- **Goal of the exercise**: Leave out all pictures. Return exactly the lines from the top of the material through the line containing "const controlHigh = [24.9, 18.99, 10.9, 7.74, 6.12, 4.05];".
━━━━━━━━━━
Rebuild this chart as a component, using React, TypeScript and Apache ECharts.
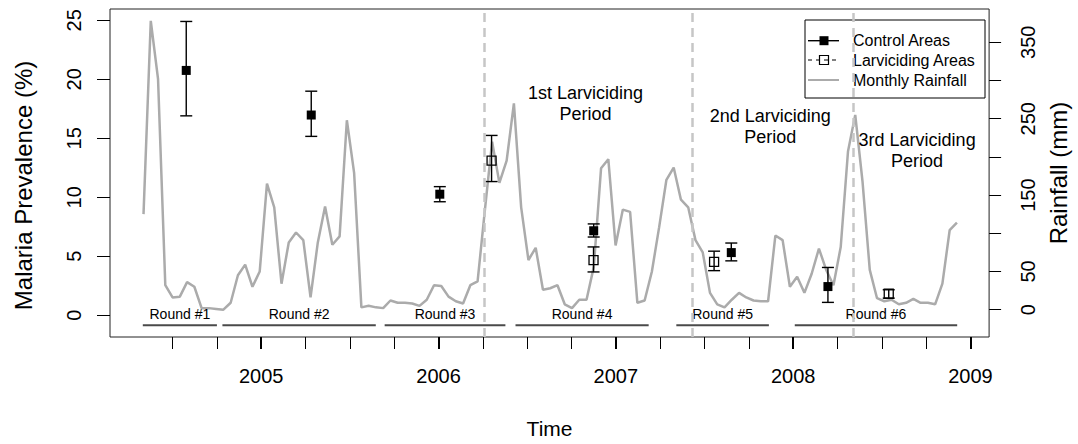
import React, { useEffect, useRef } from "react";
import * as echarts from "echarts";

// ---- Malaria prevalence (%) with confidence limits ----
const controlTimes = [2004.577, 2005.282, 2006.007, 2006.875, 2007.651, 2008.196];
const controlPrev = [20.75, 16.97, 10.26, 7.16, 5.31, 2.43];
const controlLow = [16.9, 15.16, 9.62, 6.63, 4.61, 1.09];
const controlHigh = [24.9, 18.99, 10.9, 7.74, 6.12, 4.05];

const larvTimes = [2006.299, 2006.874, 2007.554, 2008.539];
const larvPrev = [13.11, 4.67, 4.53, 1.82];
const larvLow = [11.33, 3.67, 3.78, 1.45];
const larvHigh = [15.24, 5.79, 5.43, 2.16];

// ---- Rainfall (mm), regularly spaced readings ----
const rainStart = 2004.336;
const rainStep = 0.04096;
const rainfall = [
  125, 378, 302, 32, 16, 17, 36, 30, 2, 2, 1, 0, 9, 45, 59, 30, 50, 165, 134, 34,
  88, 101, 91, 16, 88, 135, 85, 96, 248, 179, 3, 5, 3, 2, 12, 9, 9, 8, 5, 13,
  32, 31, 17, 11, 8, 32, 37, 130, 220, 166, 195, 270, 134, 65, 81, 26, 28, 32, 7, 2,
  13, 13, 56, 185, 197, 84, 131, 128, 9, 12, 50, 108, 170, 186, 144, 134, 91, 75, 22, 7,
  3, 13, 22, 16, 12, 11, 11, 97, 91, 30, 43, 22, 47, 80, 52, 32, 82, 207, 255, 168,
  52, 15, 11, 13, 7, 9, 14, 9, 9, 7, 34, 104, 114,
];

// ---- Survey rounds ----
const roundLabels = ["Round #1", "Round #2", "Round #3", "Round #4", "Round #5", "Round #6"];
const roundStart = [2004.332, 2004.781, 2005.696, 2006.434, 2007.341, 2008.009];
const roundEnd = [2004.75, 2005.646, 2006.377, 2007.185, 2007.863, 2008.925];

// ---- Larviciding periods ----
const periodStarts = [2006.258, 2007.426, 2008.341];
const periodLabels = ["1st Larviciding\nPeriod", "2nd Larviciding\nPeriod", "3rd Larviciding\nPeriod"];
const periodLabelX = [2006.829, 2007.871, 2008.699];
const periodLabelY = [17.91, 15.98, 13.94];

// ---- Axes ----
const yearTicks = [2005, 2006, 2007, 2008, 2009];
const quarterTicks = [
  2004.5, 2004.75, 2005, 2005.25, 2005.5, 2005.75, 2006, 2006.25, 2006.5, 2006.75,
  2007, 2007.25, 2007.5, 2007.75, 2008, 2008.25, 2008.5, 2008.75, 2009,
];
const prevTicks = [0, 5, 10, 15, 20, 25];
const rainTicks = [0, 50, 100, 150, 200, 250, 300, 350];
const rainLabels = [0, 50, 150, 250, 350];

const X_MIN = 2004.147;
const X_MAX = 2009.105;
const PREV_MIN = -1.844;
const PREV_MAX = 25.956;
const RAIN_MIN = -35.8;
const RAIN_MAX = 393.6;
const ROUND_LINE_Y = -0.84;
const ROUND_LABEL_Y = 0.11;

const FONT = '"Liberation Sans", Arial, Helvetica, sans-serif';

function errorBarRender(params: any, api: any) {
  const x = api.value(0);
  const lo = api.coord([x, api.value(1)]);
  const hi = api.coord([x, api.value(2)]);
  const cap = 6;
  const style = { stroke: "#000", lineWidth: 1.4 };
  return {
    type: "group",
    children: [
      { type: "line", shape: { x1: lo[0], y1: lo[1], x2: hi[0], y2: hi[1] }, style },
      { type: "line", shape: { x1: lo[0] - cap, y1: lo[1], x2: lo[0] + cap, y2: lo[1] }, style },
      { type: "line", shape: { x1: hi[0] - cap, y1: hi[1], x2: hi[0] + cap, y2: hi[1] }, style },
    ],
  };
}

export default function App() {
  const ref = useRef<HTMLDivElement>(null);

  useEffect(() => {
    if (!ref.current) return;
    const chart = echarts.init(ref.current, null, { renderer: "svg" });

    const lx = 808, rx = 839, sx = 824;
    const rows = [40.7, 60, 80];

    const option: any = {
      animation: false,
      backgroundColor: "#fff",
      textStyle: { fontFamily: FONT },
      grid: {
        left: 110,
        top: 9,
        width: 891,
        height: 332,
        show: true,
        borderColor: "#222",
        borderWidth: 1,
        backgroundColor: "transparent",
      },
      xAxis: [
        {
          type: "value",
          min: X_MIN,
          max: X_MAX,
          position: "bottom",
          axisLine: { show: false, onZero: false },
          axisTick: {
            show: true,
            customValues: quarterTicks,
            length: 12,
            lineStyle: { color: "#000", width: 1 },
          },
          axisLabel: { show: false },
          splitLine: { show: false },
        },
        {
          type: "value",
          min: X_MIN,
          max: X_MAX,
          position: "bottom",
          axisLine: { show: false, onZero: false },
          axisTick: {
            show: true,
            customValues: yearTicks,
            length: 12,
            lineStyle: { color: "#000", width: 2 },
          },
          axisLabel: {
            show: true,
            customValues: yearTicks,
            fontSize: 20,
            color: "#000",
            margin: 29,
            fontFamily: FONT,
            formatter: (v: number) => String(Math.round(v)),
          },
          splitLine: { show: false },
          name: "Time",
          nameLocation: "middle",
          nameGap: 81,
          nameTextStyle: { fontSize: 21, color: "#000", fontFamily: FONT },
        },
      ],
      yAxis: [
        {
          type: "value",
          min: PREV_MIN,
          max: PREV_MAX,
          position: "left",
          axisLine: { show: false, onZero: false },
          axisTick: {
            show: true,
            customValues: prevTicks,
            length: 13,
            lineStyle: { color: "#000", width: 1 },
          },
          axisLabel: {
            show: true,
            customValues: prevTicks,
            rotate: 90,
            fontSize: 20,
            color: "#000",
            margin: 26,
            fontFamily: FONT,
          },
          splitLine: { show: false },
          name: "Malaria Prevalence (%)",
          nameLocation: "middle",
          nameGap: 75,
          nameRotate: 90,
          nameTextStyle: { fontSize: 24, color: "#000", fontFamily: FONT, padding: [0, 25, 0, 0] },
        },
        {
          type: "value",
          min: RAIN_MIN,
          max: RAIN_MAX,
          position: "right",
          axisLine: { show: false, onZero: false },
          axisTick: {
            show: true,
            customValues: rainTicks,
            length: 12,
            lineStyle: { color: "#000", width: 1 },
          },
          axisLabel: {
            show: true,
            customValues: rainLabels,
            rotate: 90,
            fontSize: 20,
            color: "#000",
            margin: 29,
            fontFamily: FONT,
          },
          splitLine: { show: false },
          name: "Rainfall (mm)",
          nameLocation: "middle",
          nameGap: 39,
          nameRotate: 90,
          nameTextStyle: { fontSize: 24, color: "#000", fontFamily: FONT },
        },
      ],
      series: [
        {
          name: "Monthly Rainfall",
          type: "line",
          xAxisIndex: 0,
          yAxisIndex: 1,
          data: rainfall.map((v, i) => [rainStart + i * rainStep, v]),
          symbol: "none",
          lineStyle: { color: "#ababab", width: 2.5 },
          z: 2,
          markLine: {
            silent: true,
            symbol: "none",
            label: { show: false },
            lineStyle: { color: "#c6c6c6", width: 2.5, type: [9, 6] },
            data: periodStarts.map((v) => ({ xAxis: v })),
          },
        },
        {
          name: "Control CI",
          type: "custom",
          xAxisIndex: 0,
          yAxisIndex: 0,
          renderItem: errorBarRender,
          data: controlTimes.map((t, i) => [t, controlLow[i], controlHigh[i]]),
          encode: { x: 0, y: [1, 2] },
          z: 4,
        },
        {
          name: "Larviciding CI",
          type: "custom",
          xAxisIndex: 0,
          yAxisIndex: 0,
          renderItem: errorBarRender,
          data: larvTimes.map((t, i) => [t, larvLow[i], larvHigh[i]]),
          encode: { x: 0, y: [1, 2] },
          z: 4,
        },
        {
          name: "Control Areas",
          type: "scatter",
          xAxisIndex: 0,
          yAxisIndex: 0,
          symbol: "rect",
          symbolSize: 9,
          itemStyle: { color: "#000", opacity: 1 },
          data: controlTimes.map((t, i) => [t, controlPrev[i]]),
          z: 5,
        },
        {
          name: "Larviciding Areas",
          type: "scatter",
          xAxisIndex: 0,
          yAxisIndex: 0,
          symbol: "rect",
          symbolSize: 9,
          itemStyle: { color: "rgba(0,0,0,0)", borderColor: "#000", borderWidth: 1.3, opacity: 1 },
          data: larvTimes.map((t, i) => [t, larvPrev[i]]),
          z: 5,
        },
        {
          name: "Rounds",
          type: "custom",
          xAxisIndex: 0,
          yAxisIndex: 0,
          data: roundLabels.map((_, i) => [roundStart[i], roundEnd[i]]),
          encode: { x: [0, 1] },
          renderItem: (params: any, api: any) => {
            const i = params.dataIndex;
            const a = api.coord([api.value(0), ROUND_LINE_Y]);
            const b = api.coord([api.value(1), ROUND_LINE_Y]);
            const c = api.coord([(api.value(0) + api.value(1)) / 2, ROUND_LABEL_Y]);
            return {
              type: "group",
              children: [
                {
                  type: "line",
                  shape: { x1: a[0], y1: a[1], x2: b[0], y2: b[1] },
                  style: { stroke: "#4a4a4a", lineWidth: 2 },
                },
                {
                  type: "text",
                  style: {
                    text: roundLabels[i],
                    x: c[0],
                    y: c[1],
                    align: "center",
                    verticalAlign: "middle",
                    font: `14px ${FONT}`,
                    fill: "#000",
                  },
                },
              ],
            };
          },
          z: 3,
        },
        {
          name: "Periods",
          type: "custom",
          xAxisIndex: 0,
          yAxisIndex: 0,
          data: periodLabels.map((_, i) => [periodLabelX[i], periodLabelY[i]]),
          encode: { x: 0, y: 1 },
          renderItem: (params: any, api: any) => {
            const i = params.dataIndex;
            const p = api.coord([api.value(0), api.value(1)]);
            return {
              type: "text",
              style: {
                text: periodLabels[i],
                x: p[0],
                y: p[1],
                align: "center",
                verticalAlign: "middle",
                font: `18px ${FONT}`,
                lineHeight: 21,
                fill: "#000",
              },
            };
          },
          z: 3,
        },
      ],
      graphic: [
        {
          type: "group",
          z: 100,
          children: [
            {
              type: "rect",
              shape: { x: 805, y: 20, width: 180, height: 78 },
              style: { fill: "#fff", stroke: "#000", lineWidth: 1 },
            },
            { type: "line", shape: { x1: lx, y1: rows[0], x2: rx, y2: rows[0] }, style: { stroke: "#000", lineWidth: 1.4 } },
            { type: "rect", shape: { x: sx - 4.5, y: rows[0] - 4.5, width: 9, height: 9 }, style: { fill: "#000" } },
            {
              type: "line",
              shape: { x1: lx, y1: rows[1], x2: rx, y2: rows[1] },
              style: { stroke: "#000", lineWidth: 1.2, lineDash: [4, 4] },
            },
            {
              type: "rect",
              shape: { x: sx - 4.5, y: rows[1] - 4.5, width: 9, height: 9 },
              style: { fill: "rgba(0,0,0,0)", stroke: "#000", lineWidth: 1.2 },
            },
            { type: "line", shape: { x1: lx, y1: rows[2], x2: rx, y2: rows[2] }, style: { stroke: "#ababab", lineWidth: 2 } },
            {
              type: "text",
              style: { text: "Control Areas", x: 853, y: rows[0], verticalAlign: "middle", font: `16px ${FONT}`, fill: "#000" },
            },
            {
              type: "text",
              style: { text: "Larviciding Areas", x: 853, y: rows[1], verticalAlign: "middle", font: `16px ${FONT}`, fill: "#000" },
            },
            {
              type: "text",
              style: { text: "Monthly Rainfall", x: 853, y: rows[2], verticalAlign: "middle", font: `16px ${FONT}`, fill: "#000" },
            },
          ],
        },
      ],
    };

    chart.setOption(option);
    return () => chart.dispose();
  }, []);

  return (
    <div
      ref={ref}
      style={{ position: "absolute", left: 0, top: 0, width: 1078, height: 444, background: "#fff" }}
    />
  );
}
━━━━━━━━━━
- **Task result**:
Rebuild this chart as a component, using React, TypeScript and Apache ECharts.
import React, { useEffect, useRef } from "react";
import * as echarts from "echarts";

// ---- Malaria prevalence (%) with confidence limits ----
const controlTimes = [2004.577, 2005.282, 2006.007, 2006.875, 2007.651, 2008.196];
const controlPrev = [20.75, 16.97, 10.26, 7.16, 5.31, 2.43];
const controlLow = [16.9, 15.16, 9.62, 6.63, 4.61, 1.09];
const controlHigh = [24.9, 18.99, 10.9, 7.74, 6.12, 4.05];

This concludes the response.